Before I start talking about how cool it is that CCP has employed a full-time economist, I find it wildly humorous (and perhaps a little sad) that I’m far more interested in the economy of a virtual world than I am in the economy in the real world. Maybe it’s the subject matter or presentation; if Econ 101 in college had been presented as a game, maybe it would have caught my interest a little more. (Note to self: You work for a university. Sounds like a damn cool class to propose to a Dean some day).

That said, Eve’s quarterly economic report was released a couple days ago. You can get the PDF file here and dig into 15 pages of geeky Eve economic goodness. If that’s not enough dorkiness for you, all the dev blogs about the economy in Eve can be found here.
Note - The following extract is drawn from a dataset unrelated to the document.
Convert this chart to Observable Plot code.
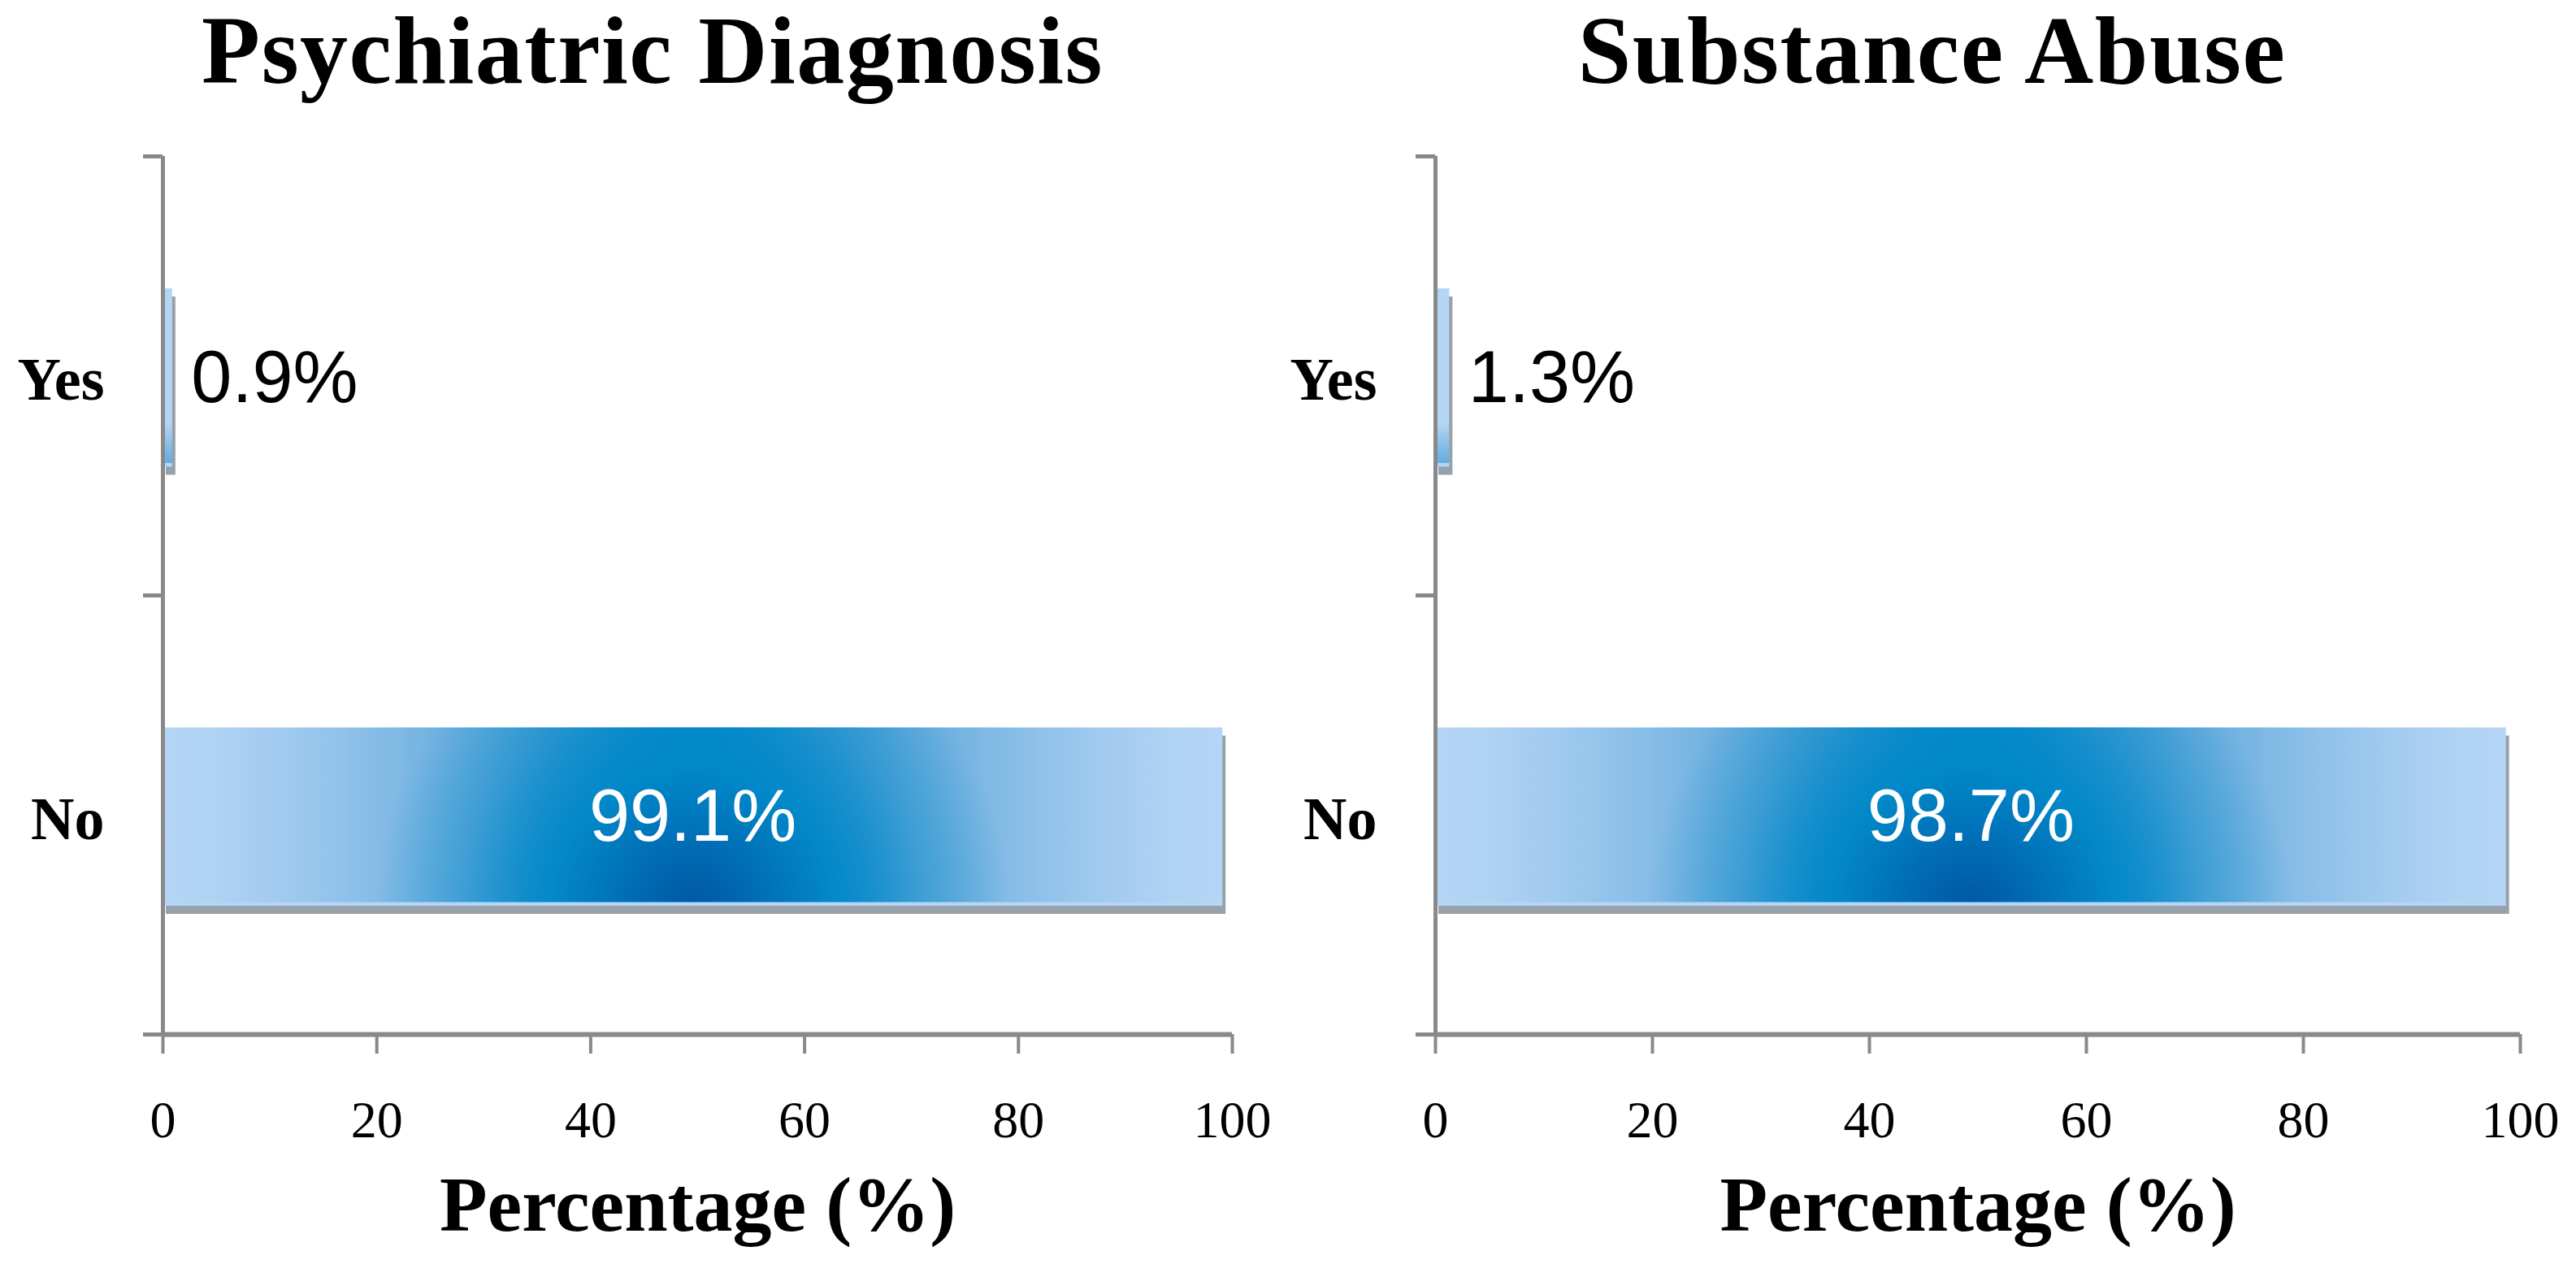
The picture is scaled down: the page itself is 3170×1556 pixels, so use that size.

Maybe it’s just me, but I think Dr. Eyjólfur Guðmundsson has a pretty cool job. I was going to write about why Eve is a good environment for experimental research, but I think CCP’s press release when they hired Dr. Guðmundsson says it best:

 “EVE Online may be set in the future, but the skills needed to play are rooted in the real world of today. Players operate vast corporations whose shares are traded in-game among players so economic strength and agility is key to their success. Just as entrepreneurs and executives rely on real-world economic indicators, EVE Online players need timely information and analysis of the in-game economy,” said Hilmar Pétursson, CEO of CCP Games. “That’s why we created this important position and we’re delighted to have someone of Eyjólfur’s caliber and expertise fill the role.”

There are three major areas covered in this first QEN.  First is demographics (population, skill points and security status), second is macroeconomics (the monetary supply) and the third is price levels and inflation/deflation.

I’m not going to dig into any of them in this post. I think it’s too long for one entry. I might take things an issue at a time over the next few days and write up some thoughts on  Dr. Guðmundsson’s findings.  And actually, while I’m mentioning Dr. Guðmundsson a few times, I should probably mention the researcher on this project as well, Kjartan Þ. Halldórsson. I’m not accusing Dr. Guðmundsson of riding on the research of a good graduate researcher, but I’ve seen enough of that at the university level to know that Kjartan probably put in long hours compiling this data for the good doctor’s review and deserves recognition as well. Kjartan’s name is right on the front page of the report, where it should be.